At last my village had Coeducation-school. First of its kind in the village in last 200 years (and before that village did not exist). So I was sent to the most modern and broad minded school of its time in the village.
Alas! I didn’t know the meaning of these two words at that time! Best thing about the school was that we had built it. Yes, we students were used as labor for the construction of boundary wall. And why would we refuse to help? After all, it was our social responsibility to stand by every person who decided to make improvements to this village.
After staying in school for few years (and falling in my first love in the second class), I was withdrawn from the school on the grounds that my teachers did not know how to write my name. Didn’t know it myself otherwise I would have told them. Obviously, no one wants to lose his first love due to spelling mistakes.
Here I was in the government school in the second class. Now I realize that this school gave me best of my childhood memories. There were new rules and traditions which were quite new to me. Specially, it was strange to sit on Taat (carpet) and it usually remained as dirty as it could be- never washed even once until I was there and there is a remote probability that these would be washed later on.
But it does not mean that we were dirty children who did not care at what they were sitting on! We were so responsible at that young age and used to dust our Taats regularly on monthly basis and even sometimes on fortnight basis and we never had to tell anyone about our cleanliness as it remained evident in the air for next half an hour.
It is worthy to mention here that many of our bureaucrats at higher levels have studied in such schools and they proudly call themselves “Taatians”.
Second best thing was the Takhti (a small piece of wood used as slate). More of the ink bought used to jump on our clothes than on Takhti. How? It’s still a mystery! But somehow it was true.
Takhti had to be washed after every use. School administration was so intelligent and had the ability to see future so vividly, that, they took this our need of water to teach us few good lessons of life by not installing tap in the school.
Result was that we were bound to go to nearby Dera to wash our Takhtis and to drink too. At Dera we learnt two important lessons. First was that the life is a competition and we can only wash our Takhtis if we can win against buffaloes already there. Surely, we made buffaloes wait for us in case we reached there early- it was true vice versa. Second was that how can we save time by constructing a small dam in front of tap so that we can wash so many Takhtis at a time.
Honestly, idea of power generation never came to our minds. One of the best predictions of the administration authorities was the current power shortages. So they decided to teach us like soldiers to live without electricity (I mean soldiers at war). Thanks to that policy, most of the students of the school of that time are living a happy life in such a load-shedding. It helped us learn how to use our Qamees as a fan and tissue paper at a time in summers-an efficient use of scarce resources.

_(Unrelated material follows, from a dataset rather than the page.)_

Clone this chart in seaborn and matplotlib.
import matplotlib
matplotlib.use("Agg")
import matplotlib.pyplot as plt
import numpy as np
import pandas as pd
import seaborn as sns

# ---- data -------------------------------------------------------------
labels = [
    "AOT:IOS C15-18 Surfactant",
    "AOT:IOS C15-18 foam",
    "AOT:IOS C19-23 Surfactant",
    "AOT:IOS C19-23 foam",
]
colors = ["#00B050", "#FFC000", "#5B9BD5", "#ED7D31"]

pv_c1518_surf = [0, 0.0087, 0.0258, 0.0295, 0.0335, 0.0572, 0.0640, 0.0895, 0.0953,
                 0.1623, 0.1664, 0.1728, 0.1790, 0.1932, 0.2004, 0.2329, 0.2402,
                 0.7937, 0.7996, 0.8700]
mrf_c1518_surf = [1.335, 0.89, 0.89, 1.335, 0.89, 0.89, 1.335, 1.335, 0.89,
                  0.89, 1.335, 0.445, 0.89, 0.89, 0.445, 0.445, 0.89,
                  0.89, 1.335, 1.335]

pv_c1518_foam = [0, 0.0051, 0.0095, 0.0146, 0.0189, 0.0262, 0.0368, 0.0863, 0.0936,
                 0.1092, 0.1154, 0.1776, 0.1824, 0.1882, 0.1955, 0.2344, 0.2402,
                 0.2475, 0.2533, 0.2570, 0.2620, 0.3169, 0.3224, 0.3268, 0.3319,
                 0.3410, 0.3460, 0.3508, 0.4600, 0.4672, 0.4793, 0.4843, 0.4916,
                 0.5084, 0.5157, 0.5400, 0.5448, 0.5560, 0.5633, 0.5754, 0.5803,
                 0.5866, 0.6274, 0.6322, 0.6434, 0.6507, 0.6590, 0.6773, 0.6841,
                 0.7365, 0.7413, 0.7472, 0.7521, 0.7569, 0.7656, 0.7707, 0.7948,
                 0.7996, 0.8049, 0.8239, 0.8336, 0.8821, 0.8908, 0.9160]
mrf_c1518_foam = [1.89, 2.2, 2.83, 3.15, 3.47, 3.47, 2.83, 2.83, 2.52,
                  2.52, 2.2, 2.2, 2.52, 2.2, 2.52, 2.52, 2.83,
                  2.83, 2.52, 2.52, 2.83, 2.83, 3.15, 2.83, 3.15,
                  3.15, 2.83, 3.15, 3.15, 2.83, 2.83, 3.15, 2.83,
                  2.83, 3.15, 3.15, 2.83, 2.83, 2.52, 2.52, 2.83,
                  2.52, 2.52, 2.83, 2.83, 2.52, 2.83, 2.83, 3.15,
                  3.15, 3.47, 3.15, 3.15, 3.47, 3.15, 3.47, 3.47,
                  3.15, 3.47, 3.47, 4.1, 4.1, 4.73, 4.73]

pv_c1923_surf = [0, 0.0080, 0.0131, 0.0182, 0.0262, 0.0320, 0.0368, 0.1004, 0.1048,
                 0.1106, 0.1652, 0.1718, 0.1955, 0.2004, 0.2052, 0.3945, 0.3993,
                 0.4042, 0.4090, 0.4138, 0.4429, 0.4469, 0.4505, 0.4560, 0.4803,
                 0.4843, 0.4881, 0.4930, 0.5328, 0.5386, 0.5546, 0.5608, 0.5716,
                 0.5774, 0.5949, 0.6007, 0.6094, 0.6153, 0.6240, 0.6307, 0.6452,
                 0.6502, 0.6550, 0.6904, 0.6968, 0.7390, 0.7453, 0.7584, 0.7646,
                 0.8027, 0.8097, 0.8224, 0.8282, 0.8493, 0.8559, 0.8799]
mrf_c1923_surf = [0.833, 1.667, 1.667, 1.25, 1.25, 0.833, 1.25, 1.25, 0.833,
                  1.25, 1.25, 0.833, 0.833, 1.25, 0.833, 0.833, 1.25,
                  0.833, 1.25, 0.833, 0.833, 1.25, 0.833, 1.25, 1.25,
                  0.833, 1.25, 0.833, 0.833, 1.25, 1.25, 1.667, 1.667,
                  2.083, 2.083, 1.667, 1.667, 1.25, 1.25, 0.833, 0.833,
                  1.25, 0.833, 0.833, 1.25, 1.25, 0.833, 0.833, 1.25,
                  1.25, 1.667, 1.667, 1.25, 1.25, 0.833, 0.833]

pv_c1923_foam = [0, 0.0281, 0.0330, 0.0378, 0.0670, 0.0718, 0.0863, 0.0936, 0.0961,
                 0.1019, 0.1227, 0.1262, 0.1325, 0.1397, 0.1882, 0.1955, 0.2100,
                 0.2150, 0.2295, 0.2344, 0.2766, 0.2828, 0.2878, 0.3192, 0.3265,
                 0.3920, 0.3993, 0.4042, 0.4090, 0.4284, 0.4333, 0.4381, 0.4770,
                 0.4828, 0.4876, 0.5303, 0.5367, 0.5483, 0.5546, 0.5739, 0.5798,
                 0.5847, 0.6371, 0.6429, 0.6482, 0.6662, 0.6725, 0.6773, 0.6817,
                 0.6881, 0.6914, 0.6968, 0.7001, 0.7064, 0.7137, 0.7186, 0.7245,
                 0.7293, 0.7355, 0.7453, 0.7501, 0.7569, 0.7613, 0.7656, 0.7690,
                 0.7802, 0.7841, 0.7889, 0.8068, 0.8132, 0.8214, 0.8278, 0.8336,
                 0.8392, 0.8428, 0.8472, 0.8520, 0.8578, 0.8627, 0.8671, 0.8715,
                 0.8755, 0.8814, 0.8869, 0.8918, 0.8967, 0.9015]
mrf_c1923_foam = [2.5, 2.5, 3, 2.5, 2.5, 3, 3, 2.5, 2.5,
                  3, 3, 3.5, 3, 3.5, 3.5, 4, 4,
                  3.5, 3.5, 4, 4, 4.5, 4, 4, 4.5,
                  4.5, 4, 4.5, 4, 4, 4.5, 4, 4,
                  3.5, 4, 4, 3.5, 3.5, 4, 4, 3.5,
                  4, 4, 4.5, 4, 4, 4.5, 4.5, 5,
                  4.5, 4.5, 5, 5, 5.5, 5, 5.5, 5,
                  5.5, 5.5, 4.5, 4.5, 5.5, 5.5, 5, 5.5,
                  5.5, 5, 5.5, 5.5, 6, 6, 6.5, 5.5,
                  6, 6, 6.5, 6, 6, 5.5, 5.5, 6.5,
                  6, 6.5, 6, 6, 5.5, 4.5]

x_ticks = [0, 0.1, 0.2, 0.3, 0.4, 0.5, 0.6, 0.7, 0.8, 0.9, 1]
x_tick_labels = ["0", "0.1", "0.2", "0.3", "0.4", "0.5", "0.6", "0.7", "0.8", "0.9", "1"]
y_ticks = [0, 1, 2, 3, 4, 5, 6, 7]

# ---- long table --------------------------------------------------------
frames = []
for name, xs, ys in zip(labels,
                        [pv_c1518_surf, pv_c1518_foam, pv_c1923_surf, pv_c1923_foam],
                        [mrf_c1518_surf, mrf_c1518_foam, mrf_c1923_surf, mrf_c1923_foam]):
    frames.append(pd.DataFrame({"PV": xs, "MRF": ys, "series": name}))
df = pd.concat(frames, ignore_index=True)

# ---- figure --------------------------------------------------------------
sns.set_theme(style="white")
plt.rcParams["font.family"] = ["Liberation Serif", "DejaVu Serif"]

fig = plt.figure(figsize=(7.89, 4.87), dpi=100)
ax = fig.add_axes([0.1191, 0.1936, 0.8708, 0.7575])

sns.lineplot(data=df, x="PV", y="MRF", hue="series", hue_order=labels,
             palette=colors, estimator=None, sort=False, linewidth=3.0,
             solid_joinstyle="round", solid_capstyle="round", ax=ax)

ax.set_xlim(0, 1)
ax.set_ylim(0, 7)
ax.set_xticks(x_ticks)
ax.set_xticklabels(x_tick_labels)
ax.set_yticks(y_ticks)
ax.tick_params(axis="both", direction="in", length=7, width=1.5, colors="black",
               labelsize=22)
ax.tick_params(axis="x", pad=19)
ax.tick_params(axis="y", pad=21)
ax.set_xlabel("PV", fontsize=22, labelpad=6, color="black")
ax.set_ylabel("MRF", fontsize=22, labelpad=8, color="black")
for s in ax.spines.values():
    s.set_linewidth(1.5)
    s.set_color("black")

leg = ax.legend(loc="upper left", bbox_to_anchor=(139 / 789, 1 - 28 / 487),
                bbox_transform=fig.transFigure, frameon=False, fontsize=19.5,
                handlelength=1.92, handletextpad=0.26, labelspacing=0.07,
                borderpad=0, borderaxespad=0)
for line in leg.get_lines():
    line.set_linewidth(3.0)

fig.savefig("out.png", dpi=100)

Washrooms? These were considered a luxury so they decided to not spoil our character at such young age. The only washroom in school for 200 students, which must have been operative in ancient times, was never repaired. Consequently, we took all the nearby farms as our washroom.
We always had a great respect for the farmers for the generosity (only after reading matriculation level biology the reason for their generosity was clear).
Still, “the change” was coming at a ‘rapid’ rate. Before I left the primary school, a tap was installed (and diplomatic relations with buffaloes reinstated). And before I left high school, electricity was provided and fans were bought with help of the residents of the village.
Most of the schools in rural areas of Punjab (and in rest of provinces of Pakistan) have such deteriorated conditions (and elsewhere they are considered “bad” for the enslaved poor class) and our honourable chief minister announces “revolutionary steps” of distributing laptops! What if not sheer misunderstanding of the priorities and needs? Who can tell their lordships about what is required and what
Despite the odds, we are waiting for the time when students of rural areas of Pakistan will have the same facilities and opportunities as are available to students of Acheson and Beaconhouse. How sad it is we are waiting.